Priscilla Shirer on how women can find identity in Christ in Instagram-obsessed culture
ANAHEIM, Calif. — In an Instagram-obsessed culture that continually tells users they aren’t “enough,” evangelical speaker and author Priscilla Shirer is challenging women to find their identity and value in Christ — and place their devices down.
“It’s so easy for us as humans to attach our significance and value into things that can so easily fade and are temporal, whether that’s a job and upward mobility career-wise, or a certain demographic or group of people,” Shirer, head of Going Beyond Ministries, told The Christian Post during a sit-down interview at the National Religious Broadcasters International Christian Media Convention. “When those things fade or no longer appreciate, applaud, celebrate, or include us, we can be decimated because we've attached our significance to those things. So, it’s about re-centering our priority and rooting it in who we are in Christ in the same way.”
Shirer pointed out that Ephesians 1 and 2 give concrete examples of what Christians have as a result of their salvation.
“We have an inheritance, we are not rejected, we are chosen, we are not unforgivable, nothing we've done is beyond the mercy and grace of God. We are forgiven and we are redeemed. All of these things have been given to us, and so we can access them,” she said.
The next step, she said, is to renew our minds and our perspectives to see ourselves in alignment with what Scripture says, adding: “Most of the time, the reason we think negatively about ourselves is because we rehearse whatever it is that solidifies that viewpoint, whether we think that we're not pretty, unacceptable, rejected, or lonely.
“Especially as women, we are constantly inundated with images that are telling us we are insufficient the way we are, that we have to adapt ourselves in some way to be beautiful and to be considered worthy," she said. "If you are looking at Instagram and magazine covers all day long, it’s going to cement those feelings that are incongruent with who you are as a daughter of Christ."

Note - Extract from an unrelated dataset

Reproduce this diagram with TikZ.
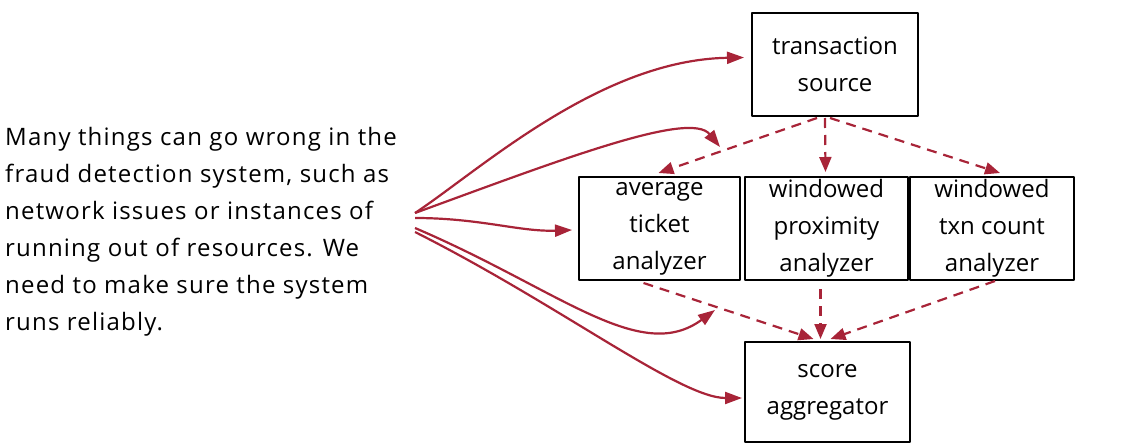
\documentclass[tikz,border=0pt]{standalone}
\usepackage{fontspec}
\setmainfont{Open Sans}
\newfontfamily\widehand{Open Sans}[LetterSpace=5]
\usetikzlibrary{arrows.meta,calc}
\definecolor{flow}{RGB}{168,36,56}
\begin{document}
\begin{tikzpicture}[x=1pt,y=-1pt,
  hand/.style={font=\fontsize{24}{37}\selectfont},
  stage/.style={draw=black, line width=2pt, line join=round, inner sep=0pt,
    align=center, hand, minimum height=103pt},
  fault/.style={draw=flow, line width=2.2pt, -{Triangle[length=17pt,width=12pt]}},
  feed/.style={draw=flow, line width=2.2pt, dash pattern=on 10pt off 7pt,
    -{Triangle[length=15pt,width=12pt]}}]
\useasboundingbox (0,0) rectangle (1142,444);

% explanatory note
\node[font=\widehand\fontsize{24}{37}\selectfont, anchor=north west, inner sep=0pt, align=left] (note) at (5,127)
  {Many things can go wrong in the\\
   fraud detection system, such as\\
   network issues or instances of\\
   running out of resources. We\\
   need to make sure the system\\
   runs reliably.};

% pipeline stages
\node[stage, minimum width=166pt] (ts)  at (835,64.5)  {transaction\\source};
\node[stage, minimum width=161pt] (avg) at (659.5,228.5) {average\\ticket\\analyzer};
\node[stage, minimum width=163pt] (prx) at (826.5,228.5) {windowed\\proximity\\analyzer};
\node[stage, minimum width=164pt] (txn) at (992,228.5) {windowed\\txn count\\analyzer};
\node[stage, minimum width=165pt, minimum height=100pt] (sa) at (827.5,392) {score\\aggregator};

% data flow between stages
\draw[feed] ($(ts.south)+(-18,1)$) -- ($(avg.north)+(-1,-3)$);
\draw[feed] ($(ts.south)+(-10,1)$) -- ($(prx.north)+(-1,-4)$);
\draw[feed] ($(ts.south)+(-5,1)$)  -- ($(txn.north)+(8,-3)$);
\draw[feed] ($(avg.south)+(-16,2)$) -- ($(sa.north)+(-14,-2)$);
\draw[feed] ($(prx.south)+(-6,8)$)  -- ($(sa.north)+(-7,-2)$);
\draw[feed] ($(txn.south)+(3,0)$)   -- ($(sa.north)+(3,-2)$);

% failure points fanning out from the note
\coordinate (s1) at (415,213);
\coordinate (s2) at (415,218);
\coordinate (s3) at (415,228);
\coordinate (s4) at (415,232);
\coordinate (c1) at (720,147);
\coordinate (c2) at (715,310);

\draw[fault] (s1) .. controls (480,170) and (600,60) .. ($(ts.west)+(-7,-7)$);
\draw[fault] (s1) .. controls (560,160) and (690,110) .. (c1);
\draw[fault] (s2) .. controls (480,218) and (520,232) .. ($(avg.west)+(-6,1.5)$);
\draw[fault] (s3) .. controls (560,290) and (640,365) .. (c2);
\draw[fault] (s4) .. controls (560,305) and (680,398) .. ($(sa.west)+(-2,6)$);
\end{tikzpicture}
\end{document}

The antidote, she explained, is to rehearse positive feelings: “That's why God says in the Scriptures, ‘Meditate on my Word,’” she said. “It's not just so you can have it memorized; it's so that your mind will be changed and you'll start living out of a place that is congruent with your identity in Christ instead of the erroneous identity that we've been cementing, through either words that we've said to ourselves or words that are being spoken to us from other people.”
Shirer also recommended placing boundaries around social media use, noting that while modern advances are a blessing, any good gift from God can become an idol if it shifts our attention and worship off of Him.
“Social media can start to reshape our lives in a way that’s incongruent with the truth of who God has called us to be,” she said. “That’s with anything, but we’re seeing that happen in a crazy way with social media, not just with young people, but with adults, too. We can't even go to dinner without our phones in our hand, without checking it. Every buzz, every bing, causes a thrust of adrenaline to bolster through our body. And so we're being drawn into this relationship with social media and with technology that's consuming our lives.”
Shirer, daughter of well-known evangelist Tony Evans, clarified that placing one’s identity in Christ doesn’t “devalue or dismiss” other aspects of their character.
“I am a woman, and that's important,” she said. “I'm a woman of color, I'm a black woman. None of those things are dismissed or devalued. It just means that the moral compass of my life, the overarching agenda of my life, is going to be governed by the fact that I am made in the image of God.”
Shirer was the lead actor in the 2015 drama “War Room” and is slated to reprise her acting career this August in “Overcomer,” a sports drama from filmmakers Alex and Steven Kendrick about finding identity in Christ.
She told CP that before she signs on for a project, she asks herself: “Is this ministry? is it still going to be in alignment with what I know is my passion and the purpose for which I was created?”
“I often pray and say, ‘Lord, however it is that you want to communicate your message through my life, then Lord, I want to be available to that,’” she said. “So to me, film is another avenue to do the exact same thing that I feel like I would do in the written word on paper, or if I stood on a stage and talk from the Bible.”
When asked to share her hope for other women in the Church, Shirer responded, “I'm hoping that there's a generation of women who realize that we don't have to go into the callings that the Lord has placed on a life with a chip on our shoulder, trying to make a point every time we teach a Bible study or try to usurp authority.”
“That’s not necessary for us to operate in the giftings and callings that God has given us,” she explained. “Every believer has been called to be submitted to authority, male, female, married, unmarried. When we choose to be submitted, rightfully, to the authority of local churches, to the authority of marriage, and to the authority of our spouses, it frees us to be exactly who it is God has called us to be.”
As a woman who has been in ministry for decades, Shirer speaks from experience: “It has been my joy to be submitted to authority that has released, celebrated, and encouraged me,” she said. “I’ve had the safety net of God’s covering in my life because I wanted to honor Him, and that of my pastor and my husband. What that has done is released me to be exactly who God created me to be.”
“There’s joy and freedom in that,” she added, “not restriction.”